La solitude est l’expérience métaphysique de la double impossibilité de réduire le monde à autre chose que son néant et d’élever le néant plus haut que le monde. En somme la solitude se fonde sur la reconnaissance tragique de la nécessité d’exister dans les limites du néant qui ignore toute limite.

La solitude enrichit l’homme à mesure qu’elle le dépouille de ses propriétés.

Ils ont assassiné la solitude et dilapidé l’héritage qui leur était promis.

Faire monter en soi la lumière du monde, voilà en quoi consiste la solitude véritable.

La solitude arrache les masques et somme l’homme de montrer son vrai visage. Mais qu’elle n’est pas la surprise de celui-ci quand il s’aperçoit qu’il ne figure nulle part sous la diversité foisonnante de ces masques, qu’il est derrière le masque ce qui manque à toute visibilité !

Les exigences terrifiantes de la solitude ne doivent pas décourager l’homme mais le réconcilier avec l’infini qu’il porte en lui.

Chacun est seul sur le chemin de la vie à devoir se mettre au monde une nouvelle fois.

Le sentiment de solitude n’est jamais aussi intense qu’au milieu de ses semblables. C’est que l’homme ressent alors l’absurdité de sa condition, il perçoit tout ce qu’a de factice le jeu des relations humaines, il entrevoit derrière chaque geste, chaque expression, chaque mimique, chaque exclamation, chaque soupir le noir néant qui rôde à l’affût, prêt à dérober d’un coup d’épaule le grand sac des illusions humaines.

Au royaume de la solitude, le roi est le serviteur du monde qui vient.

Au fond de la solitude il n’y a rien à voir, il y a tout à aimer.

Rien ne trouble plus la jouissance de la solitude que le mépris de la mort.

La solitude accuse les hommes de ne pas savoir vivre hors de propos.

La solitude n’a pas de figure.

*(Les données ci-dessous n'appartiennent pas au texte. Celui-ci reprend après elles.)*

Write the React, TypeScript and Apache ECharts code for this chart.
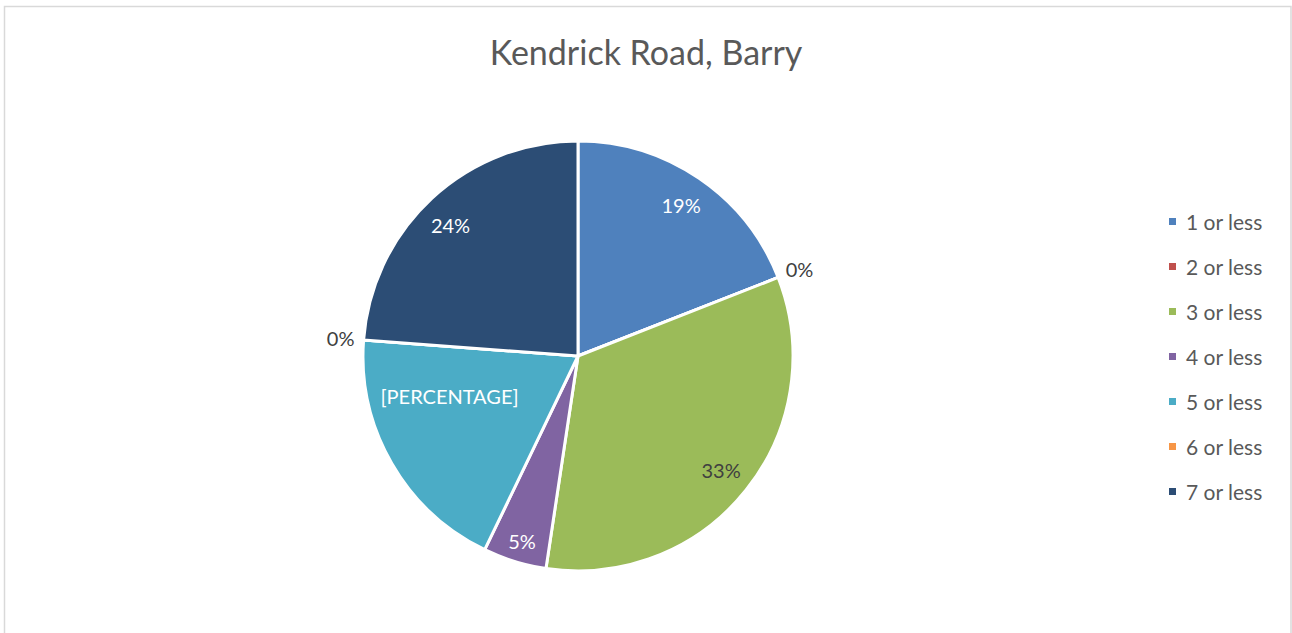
import React, { useEffect, useRef } from "react";
import * as echarts from "echarts";

const categories = ["1 or less", "2 or less", "3 or less", "4 or less", "5 or less", "6 or less", "7 or less"];
const counts = [4, 0, 7, 1, 4, 0, 5];
const colors = ["#4F81BD", "#C0504D", "#9BBB59", "#8064A2", "#4BACC6", "#F79646", "#2C4D75"];
const labelTexts: (string | null)[] = [null, null, null, null, "[PERCENTAGE]", null, null];
const labelColors = ["#FFFFFF", "#404040", "#404040", "#FFFFFF", "#FFFFFF", "#404040", "#FFFFFF"];
const titleText = "Kendrick Road, Barry";

const FONT = "Lato, 'Liberation Sans', sans-serif";

export default function App() {
  const ref = useRef<HTMLDivElement>(null);
  useEffect(() => {
    if (!ref.current) return;
    const chart = echarts.init(ref.current, undefined, { renderer: "svg" });
    const center = [578, 356];
    const pct = (p: any) => {
      const t = labelTexts[p.dataIndex];
      return t !== null ? t : `${Math.round(p.percent)}%`;
    };
    const offsets: Record<number, number[]> = { 3: [-2, 10], 4: [30, -52], 6: [-3, 3] };
    chart.setOption({
      animation: false,
      backgroundColor: "#FFFFFF",
      title: {
        text: titleText,
        left: "center",
        top: 29,
        textStyle: { fontFamily: FONT, fontSize: 34, fontWeight: "normal", color: "#595959" },
      },
      legend: {
        orient: "vertical",
        left: 1167,
        top: 211,
        padding: 0,
        itemWidth: 9,
        itemHeight: 9,
        itemGap: 24,
        icon: "rect",
        data: categories.map((c, i) => ({ name: c, itemStyle: { color: colors[i] } })),
        textStyle: { fontFamily: FONT, fontSize: 21, lineHeight: 21, color: "#595959", padding: [0, 0, 0, 4] },
        selectedMode: false,
      },
      graphic: [
        {
          type: "rect",
          shape: { x: 4.5, y: 6.5, width: 1286.5, height: 700 },
          style: { fill: "none", stroke: "#D9D9D9", lineWidth: 1.5 },
          silent: true,
        },
      ],
      series: [
        {
          type: "pie",
          center,
          radius: 215,
          startAngle: 90,
          clockwise: true,
          avoidLabelOverlap: false,
          silent: true,
          label: { show: false },
          labelLine: { show: false },
          itemStyle: { borderColor: "#FFFFFF", borderWidth: 3 },
          data: categories.map((c, i) => ({ name: c, value: counts[i], itemStyle: { color: colors[i] } })),
        },
        {
          type: "pie",
          center,
          radius: [145, 215],
          startAngle: 90,
          clockwise: true,
          avoidLabelOverlap: false,
          silent: true,
          labelLine: { show: false },
          itemStyle: { color: "transparent", borderWidth: 0 },
          label: { show: true, position: "inside", formatter: pct, fontFamily: FONT, fontSize: 20 },
          data: categories.map((c, i) => ({
            name: c,
            value: counts[i],
            itemStyle: { color: "transparent" },
            label: {
              show: counts[i] !== 0,
              color: labelColors[i],
              offset: offsets[i] || [0, 0],
            },
          })),
        },
        {
          type: "pie",
          center,
          radius: [215, 255],
          startAngle: 90,
          clockwise: true,
          avoidLabelOverlap: false,
          silent: true,
          labelLine: { show: false },
          itemStyle: { color: "transparent", borderWidth: 0 },
          label: { show: true, position: "inside", formatter: pct, fontFamily: FONT, fontSize: 20 },
          data: categories.map((c, i) => ({
            name: c,
            value: counts[i],
            itemStyle: { color: "transparent" },
            label: { show: counts[i] === 0, color: labelColors[i] },
          })),
        },
      ],
    });
    return () => chart.dispose();
  }, []);
  return <div ref={ref} style={{ position: "fixed", left: 0, top: 0, width: 1292, height: 633 }} />;
}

Elle ne ressemble à rien puisqu’elle porte en elle comme son fruit le plus haut le noir néant. Voilà pourquoi elle a si mauvaise réputation. On ne consent à s’y établir que pour une courte période et sous la contrainte des exigences insatisfaites de la réalité. C’est dire que le temps qu’on lui accorde n’est pas réellement voulu, raison pourquoi le bénéfice que l’on en tire demeure limité. Il faut être prêt à descendre jusqu’au fond de sa solitude, à y éprouver la grandeur de son néant pour mesurer la richesse infinie dont elle nous fait les hôtes.

L’ennui est le fin limier du possible. Il ouvre toutes les portes de la solitude.

C’est n’être point tout à fait homme que de vivre loin du récif de la solitude. C’est abandonner le monde au seuil du visible.

Malheur à l’homme qui prétend vivre sans le secours de la solitude. Il erre comme un vagabond dans le tumulte des paroles.

La solitude qui livre l’homme à l’inachevé fait éclater dans le mot l’ancienne sujétion de l’homme au langage. Elle lui rend la légèreté de la lumière tourbillonnant dans l’invisible.